Rate limit algorithms

14 Apr 2024

A rate limiter controls the rate at which users or services can access resources. Here are the most common rate limit algorithms:

Token bucket

Bucket contains n tokens.
When a request arrives, remove 1 token and process the request.
If the bucket is empty, drop the request.
At fixed intervals refill the bucket.

Leaky bucket

Acts like a bucket with a hole in the bottom so water drips out at a fixed rate.
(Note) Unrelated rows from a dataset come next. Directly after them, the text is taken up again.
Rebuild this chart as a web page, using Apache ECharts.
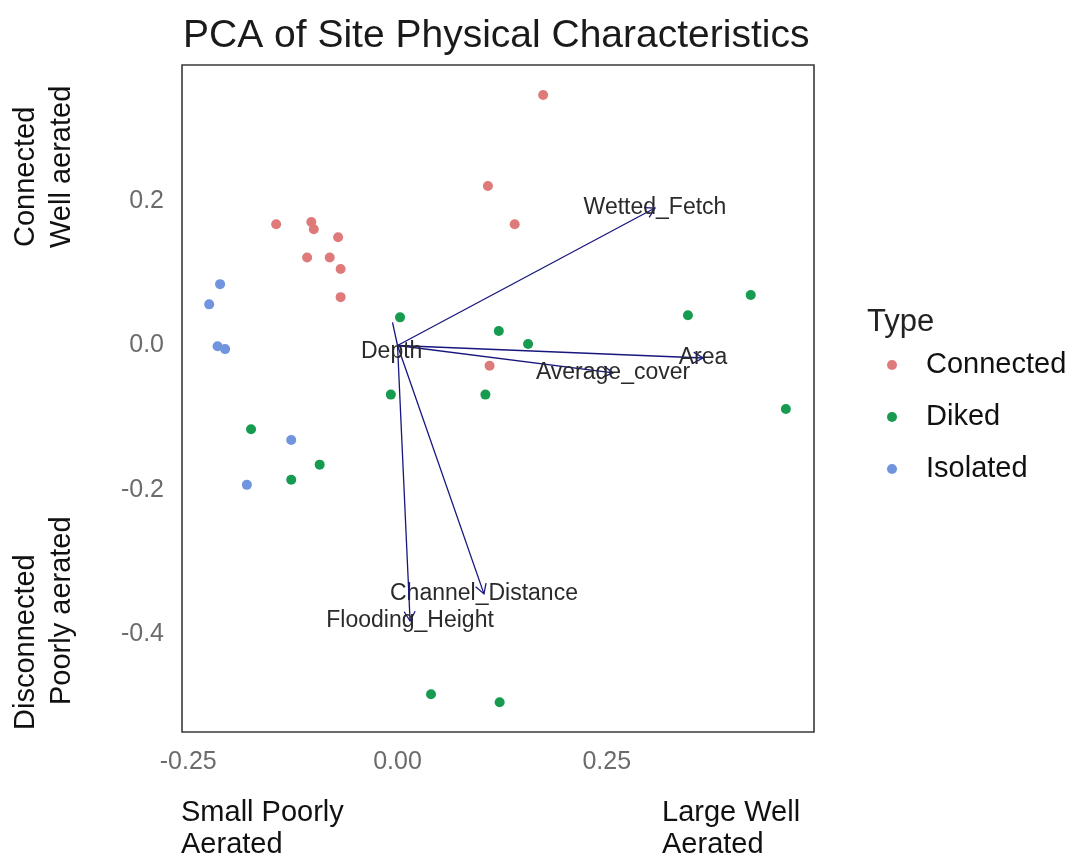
<!DOCTYPE html>
<html><head><meta charset="utf-8">
<script src="https://cdn.jsdelivr.net/npm/echarts@6/dist/echarts.min.js"></script>
<style>html,body{margin:0;padding:0;background:#fff}#c{width:1070px;height:859px}</style>
</head><body><div id="c"></div>
<script>
// ---- data ----
const typeNames = ['Connected', 'Diked', 'Isolated'];
const connectedX = [-0.145, -0.103, -0.100, -0.071, -0.108, -0.081, -0.068, -0.068, 0.108, 0.174, 0.140, 0.110];
const connectedY = [0.168, 0.171, 0.161, 0.150, 0.122, 0.122, 0.106, 0.067, 0.221, 0.347, 0.168, -0.028];
const dikedX = [0.003, 0.121, 0.156, -0.008, 0.105, 0.347, 0.422, 0.464, -0.175, -0.093, -0.127, 0.040, 0.122];
const dikedY = [0.039, 0.020, 0.002, -0.068, -0.068, 0.042, 0.070, -0.088, -0.116, -0.165, -0.186, -0.483, -0.494];
const isolatedX = [-0.212, -0.225, -0.215, -0.206, -0.127, -0.180];
const isolatedY = [0.085, 0.057, -0.001, -0.005, -0.131, -0.193];

const loadingNames = ['Wetted_Fetch', 'Area', 'Average_cover', 'Channel_Distance', 'Flooding_Height', 'Depth'];
const loadingX = [0.3076, 0.365, 0.2575, 0.1033, 0.015, -0.006];
const loadingY = [0.1904, -0.0173, -0.038, -0.344, -0.3816, 0.032];
const loadingLabelX = [0.3076, 0.365, 0.2575, 0.1033, 0.015, -0.007];
const loadingLabelY = [0.1904, -0.0173, -0.038, -0.344, -0.3816, -0.009];

const xTicks = [-0.25, 0, 0.25];
const yTicks = [-0.4, -0.2, 0, 0.2];

const titleText = 'PCA of Site Physical Characteristics';
const legendTitle = 'Type';
const yTitleTop = ['Connected', 'Well aerated'];
const yTitleBottom = ['Disconnected', 'Poorly aerated'];
const xTitleLeft = ['Small Poorly', 'Aerated'];
const xTitleRight = ['Large Well', 'Aerated'];

// ---- styles ----
const FONT = 'Liberation Sans, Arial, sans-serif';
const colors = ['#DE7B7A', '#179B50', '#7094DE'];
const arrowColor = '#16167e';

const zip = (xs, ys) => xs.map((x, i) => [x, ys[i]]);
const seriesData = [zip(connectedX, connectedY), zip(dikedX, dikedY), zip(isolatedX, isolatedY)];
const loadingData = loadingX.map((x, i) => [x, loadingY[i], loadingLabelX[i], loadingLabelY[i]]);

const chart = echarts.init(document.getElementById('c'), null, {renderer: 'canvas'});

function txt(text, x, y, size, rot, color) {
  return {
    type: 'text', x: x, y: y, rotation: rot || 0,
    style: {text: text, x: 0, y: 0, fontSize: size, fontFamily: FONT, fill: color || '#111',
            align: 'left', verticalAlign: 'middle'}
  };
}

const option = {
  backgroundColor: '#fff',
  animation: false,
  title: {
    text: titleText, left: 183, top: 17, padding: 0,
    textStyle: {fontSize: 39, fontWeight: 'normal', color: '#1a1a1a', fontFamily: FONT}
  },
  grid: {left: 182, right: 256, top: 65, bottom: 127, show: true, borderColor: '#3a3a3a', borderWidth: 1.6,
         backgroundColor: '#fff', containLabel: false, outerBoundsMode: 'none'},
  xAxis: {
    type: 'value', min: -0.2575, max: 0.4976,
    splitLine: {show: false}, axisLine: {show: false}, axisTick: {show: false},
    axisLabel: {customValues: xTicks, formatter: v => Number(v).toFixed(2), fontSize: 25,
                color: '#6b6b6b', margin: 18, fontFamily: FONT}
  },
  yAxis: {
    type: 'value', min: -0.5353, max: 0.3885,
    splitLine: {show: false}, axisLine: {show: false}, axisTick: {show: false},
    axisLabel: {customValues: yTicks, formatter: v => Number(v).toFixed(1), fontSize: 25,
                color: '#6b6b6b', margin: 18, fontFamily: FONT}
  },
  legend: {
    data: typeNames, orient: 'vertical', left: 887, top: 350, padding: 0,
    itemWidth: 10, itemHeight: 10, itemGap: 22, icon: 'circle',
    textStyle: {fontSize: 29, lineHeight: 30, color: '#111', fontFamily: FONT, padding: [0, 0, 0, 24]}
  },
  graphic: [
    txt(legendTitle, 867, 322, 31, 0, '#222'),
    txt(yTitleTop[0], 26, 247, 29, Math.PI / 2),
    txt(yTitleTop[1], 62, 248, 29, Math.PI / 2),
    txt(yTitleBottom[0], 26, 730, 29, Math.PI / 2),
    txt(yTitleBottom[1], 62, 705, 29, Math.PI / 2),
    txt(xTitleLeft[0], 181, 813, 29),
    txt(xTitleLeft[1], 181, 845, 29),
    txt(xTitleRight[0], 662, 813, 29),
    txt(xTitleRight[1], 662, 845, 29)
  ],
  series: [
    ...typeNames.map((n, i) => ({
      name: n, type: 'scatter', data: seriesData[i], symbolSize: 10, z: 2,
      itemStyle: {color: colors[i], opacity: 1}
    })),
    {
      name: 'loadings', type: 'custom', z: 3, data: loadingData,
      encode: {x: 0, y: 1},
      renderItem: function (params, api) {
        const o = api.coord([0, 0]);
        const t = api.coord([api.value(0), api.value(1)]);
        const l = api.coord([api.value(2), api.value(3)]);
        const dx = t[0] - o[0], dy = t[1] - o[1];
        const ang = Math.atan2(dy, dx);
        const L = 11, a = Math.PI / 6;
        const h1 = [t[0] - L * Math.cos(ang - a), t[1] - L * Math.sin(ang - a)];
        const h2 = [t[0] - L * Math.cos(ang + a), t[1] - L * Math.sin(ang + a)];
        const children = [
          {type: 'line', shape: {x1: o[0], y1: o[1], x2: t[0], y2: t[1]},
           style: {stroke: arrowColor, lineWidth: 1.3}}
        ];
        if (Math.hypot(dx, dy) > 40) {
          children.push({type: 'polyline', shape: {points: [h1, t, h2]},
           style: {stroke: arrowColor, fill: null, lineWidth: 1.3}});
        }
        children.push({type: 'text', style: {x: l[0], y: l[1], text: loadingNames[params.dataIndex],
           fontSize: 23, fontFamily: FONT, fill: '#2a2a2a', align: 'center', verticalAlign: 'middle'}});
        return {type: 'group', children: children};
      }
    }
  ]
};
chart.setOption(option);
</script>
</body></html>
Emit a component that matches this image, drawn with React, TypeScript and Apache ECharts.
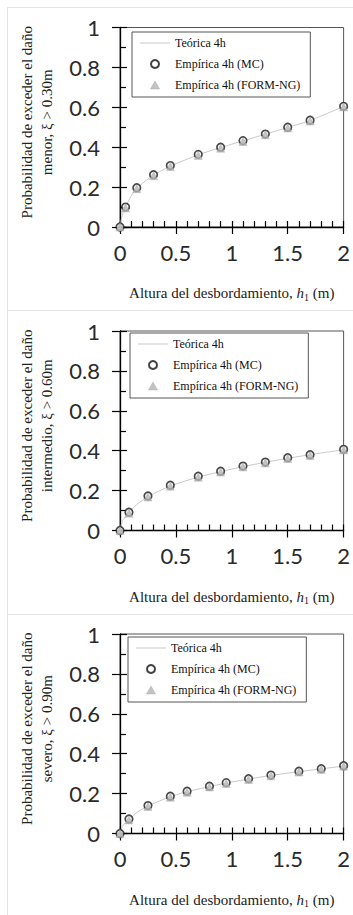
import React, { useEffect, useRef } from "react";
import * as echarts from "echarts";

// Panel titles (y-axis names)
const yTitles = [
  "Probabilidad de exceder el daño\nmenor, ξ > 0.30m",
  "Probabilidad de exceder el daño\nintermedio, ξ > 0.60m",
  "Probabilidad de exceder el daño\nsevero, ξ > 0.90m",
];
const seriesNames = ["Teórica 4h", "Empírica 4h (MC)", "Empírica 4h (FORM-NG)"];

// Panel 1: daño menor
const p1X = [0, 0.05, 0.15, 0.3, 0.45, 0.7, 0.9, 1.1, 1.3, 1.5, 1.7, 2.0];
const p1MC = [0, 0.1, 0.197, 0.262, 0.308, 0.364, 0.4, 0.433, 0.466, 0.5, 0.535, 0.605];
const p1FORM = [0, 0.095, 0.192, 0.257, 0.303, 0.359, 0.395, 0.429, 0.462, 0.496, 0.531, 0.602];
const p1TheoX = [0, 0.02, 0.05, 0.1, 0.15, 0.3, 0.45, 0.7, 0.9, 1.1, 1.3, 1.5, 1.7, 2.0];
const p1TheoY = [0, 0.06, 0.1, 0.155, 0.195, 0.26, 0.305, 0.362, 0.398, 0.432, 0.465, 0.499, 0.534, 0.604];

// Panel 2: daño intermedio
const p2X = [0, 0.08, 0.25, 0.45, 0.7, 0.9, 1.1, 1.3, 1.5, 1.7, 2.0];
const p2MC = [0, 0.092, 0.173, 0.227, 0.272, 0.297, 0.323, 0.343, 0.365, 0.38, 0.407];
const p2FORM = [0, 0.087, 0.168, 0.222, 0.267, 0.293, 0.319, 0.339, 0.361, 0.376, 0.404];
const p2TheoX = [0, 0.02, 0.08, 0.15, 0.25, 0.45, 0.7, 0.9, 1.1, 1.3, 1.5, 1.7, 2.0];
const p2TheoY = [0, 0.045, 0.09, 0.13, 0.17, 0.223, 0.268, 0.295, 0.32, 0.342, 0.362, 0.38, 0.405];

// Panel 3: daño severo
const p3X = [0, 0.08, 0.25, 0.45, 0.6, 0.8, 0.95, 1.15, 1.35, 1.6, 1.8, 2.0];
const p3MC = [0, 0.073, 0.14, 0.187, 0.212, 0.237, 0.255, 0.275, 0.293, 0.312, 0.325, 0.34];
const p3FORM = [0, 0.068, 0.135, 0.182, 0.207, 0.233, 0.251, 0.271, 0.289, 0.308, 0.322, 0.337];
const p3TheoX = [0, 0.02, 0.08, 0.15, 0.25, 0.45, 0.6, 0.8, 0.95, 1.15, 1.35, 1.6, 1.8, 2.0];
const p3TheoY = [0, 0.035, 0.07, 0.105, 0.138, 0.185, 0.21, 0.235, 0.253, 0.273, 0.291, 0.31, 0.324, 0.338];

const panels = [
  { x: p1X, mc: p1MC, form: p1FORM, tx: p1TheoX, ty: p1TheoY },
  { x: p2X, mc: p2MC, form: p2FORM, tx: p2TheoX, ty: p2TheoY },
  { x: p3X, mc: p3MC, form: p3FORM, tx: p3TheoX, ty: p3TheoY },
];

const gridTops = [27.5, 331, 634];
const gridHeight = 199.5;
const legendPos = [
  { left: 132, top: 32 },
  { left: 130, top: 333 },
  { left: 128, top: 637 },
];

const zip = (a: number[], b: number[]) => a.map((v, i) => [v, b[i]]);

export default function App() {
  const ref = useRef<HTMLDivElement>(null);
  useEffect(() => {
    if (!ref.current) return;
    const chart = echarts.init(ref.current, undefined, { renderer: "svg" });
    const serif = "Liberation Serif";
    const sans = "Lato";
    const axisColor = "#000";
    const lineGray = "#c8c8c8";
    const triGray = "#b4b4b4";

    const grids: any[] = [];
    const xAxes: any[] = [];
    const yAxes: any[] = [];
    const series: any[] = [];
    const legends: any[] = [];

    panels.forEach((p, i) => {
      grids.push({
        left: 120,
        width: 225,
        top: gridTops[i],
        height: gridHeight,
        show: true,
        borderColor: "#555",
        borderWidth: 1,
        backgroundColor: "transparent",
      });
      xAxes.push({
        type: "value",
        gridIndex: i,
        position: "bottom",
        min: 0,
        max: 2,
        interval: 0.5,
        axisLine: { lineStyle: { color: axisColor, width: 1.3 } },
        axisTick: { inside: true, length: 6, lineStyle: { color: axisColor, width: 1.2 } },
        minorTick: { show: true, splitNumber: 5, length: 6, lineStyle: { color: axisColor, width: 1.2 } },
        splitLine: { show: false },
        axisLabel: { fontFamily: sans, fontSize: 22, color: "#2a2a2a", margin: 14 },
        name: "{n|Altura del desbordamiento, }{i|h}{s|1}{n| (m)}",
        nameLocation: "middle",
        nameGap: 57,
        nameTextStyle: {
          rich: {
            n: { fontFamily: serif, fontSize: 15, color: "#222" },
            i: { fontFamily: serif, fontSize: 15, color: "#222", fontStyle: "italic" },
            s: { fontFamily: serif, fontSize: 10, color: "#222", padding: [8, 0, 0, 0] },
          },
        },
      });
      xAxes.push({
        type: "value",
        gridIndex: i,
        position: "bottom",
        min: 0,
        max: 2,
        interval: 0.5,
        axisLine: { show: false },
        axisTick: { inside: false, length: 7, lineStyle: { color: axisColor, width: 1.2 } },
        axisLabel: { show: false },
        splitLine: { show: false },
      });
      yAxes.push({
        type: "value",
        gridIndex: i,
        position: "left",
        min: 0,
        max: 1,
        interval: 0.2,
        axisLine: { lineStyle: { color: axisColor, width: 1.3 } },
        axisTick: { inside: true, length: 7, lineStyle: { color: axisColor, width: 1.2 } },
        minorTick: { show: true, splitNumber: 2, length: 6, lineStyle: { color: axisColor, width: 1.2 } },
        splitLine: { show: false },
        axisLabel: { fontFamily: sans, fontSize: 22, color: "#2a2a2a", margin: 20 },
        name: yTitles[i],
        nameLocation: "middle",
        nameRotate: 90,
        nameGap: 63,
        nameTextStyle: { fontFamily: serif, fontSize: 15, color: "#222", lineHeight: 20, padding: [0, 0, 0, 10] },
      });
      yAxes.push({
        type: "value",
        gridIndex: i,
        position: "left",
        min: 0,
        max: 1,
        interval: 0.2,
        axisLine: { show: false },
        axisTick: { inside: false, length: 8, lineStyle: { color: axisColor, width: 1.2 } },
        axisLabel: { show: false },
        splitLine: { show: false },
      });
      series.push({
        type: "line",
        name: seriesNames[0],
        xAxisIndex: 2 * i,
        yAxisIndex: 2 * i,
        data: zip(p.tx, p.ty),
        symbol: "none",
        smooth: 0.2,
        lineStyle: { color: lineGray, width: 1 },
        itemStyle: { color: lineGray },
        z: 2,
      });
      series.push({
        type: "scatter",
        name: seriesNames[1],
        xAxisIndex: 2 * i,
        yAxisIndex: 2 * i,
        data: zip(p.x, p.mc),
        symbol: "circle",
        symbolSize: 7.5,
        itemStyle: { color: "#fff", borderColor: "#1a1a1a", borderWidth: 1.7 },
        z: 3,
      });
      series.push({
        type: "scatter",
        name: seriesNames[2],
        xAxisIndex: 2 * i,
        yAxisIndex: 2 * i,
        data: zip(p.x, p.form),
        symbol: "triangle",
        symbolSize: 8,
        itemStyle: { color: triGray, borderColor: "#a6a6a6", borderWidth: 0.5 },
        z: 4,
      });
      legends.push({
        left: legendPos[i].left,
        top: legendPos[i].top,
        orient: "vertical",
        itemWidth: 30,
        itemHeight: 8,
        itemGap: 9,
        padding: [5, 10, 6, 8],
        borderColor: "#555",
        borderWidth: 1,
        backgroundColor: "#fff",
        selectedMode: false,
        textStyle: { fontFamily: serif, fontSize: 12, color: "#111", lineHeight: 12 },
        data: [
          { name: seriesNames[0], icon: "path://M0,0H30V1H0Z", itemStyle: { color: lineGray, borderWidth: 0 } },
          {
            name: seriesNames[1],
            icon: "circle",
            itemStyle: { color: "#fff", borderColor: "#111", borderWidth: 2 },
          },
          {
            name: seriesNames[2],
            icon: "path://M4,0L8,7L0,7Z",
            itemStyle: { color: triGray, borderColor: "#a6a6a6", borderWidth: 0.5 },
          },
        ],
      });
    });

    const sep = { stroke: "#e4e4e4", lineWidth: 1 };
    chart.setOption({
      animation: false,
      backgroundColor: "#fff",
      grid: grids,
      xAxis: xAxes,
      yAxis: yAxes,
      series,
      legend: legends,
      graphic: [
        { type: "line", shape: { x1: 7, y1: 7.5, x2: 353, y2: 7.5 }, style: sep, silent: true },
        { type: "line", shape: { x1: 7.5, y1: 7, x2: 7.5, y2: 915 }, style: sep, silent: true },
        { type: "line", shape: { x1: 7, y1: 310.5, x2: 353, y2: 310.5 }, style: sep, silent: true },
        { type: "line", shape: { x1: 7, y1: 614.5, x2: 353, y2: 614.5 }, style: sep, silent: true },
      ],
    });
    return () => chart.dispose();
  }, []);
  return (
    <div
      ref={ref}
      style={{ position: "absolute", left: 0, top: 0, width: 353, height: 915 }}
    />
  );
}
Requests can come at different rates but the server processes them at a constant rate like a drip:

When a request arrives, put the request in the bucket.
At a fixed interval, process a request from the bucket.

Fixed window

Simple to implement but allows bursts of traffic if a bunch of requests are made near the window expiration threshold:

On the first request, store the time stamp and the count (1).
On subsequent requests, check the time stamp: if the time window has expired, store the new time stamp and reset the count to (1).
If the window hasn’t expired, increment and store the count.

Sliding window

Ensures the rate limit is strictly followed at every point in time (no traffic bursts like the fixed window algorithm.) The algo stores the time stamps of processed requests in a list (uses much more memory and CPU than other algorithms). Assuming the window is 1 minute wide:

When a request arrives, loop through the list and count the number of requests processed within the last minute.
If the number of requests in the last minute < LIMIT, add the request to the list and process it.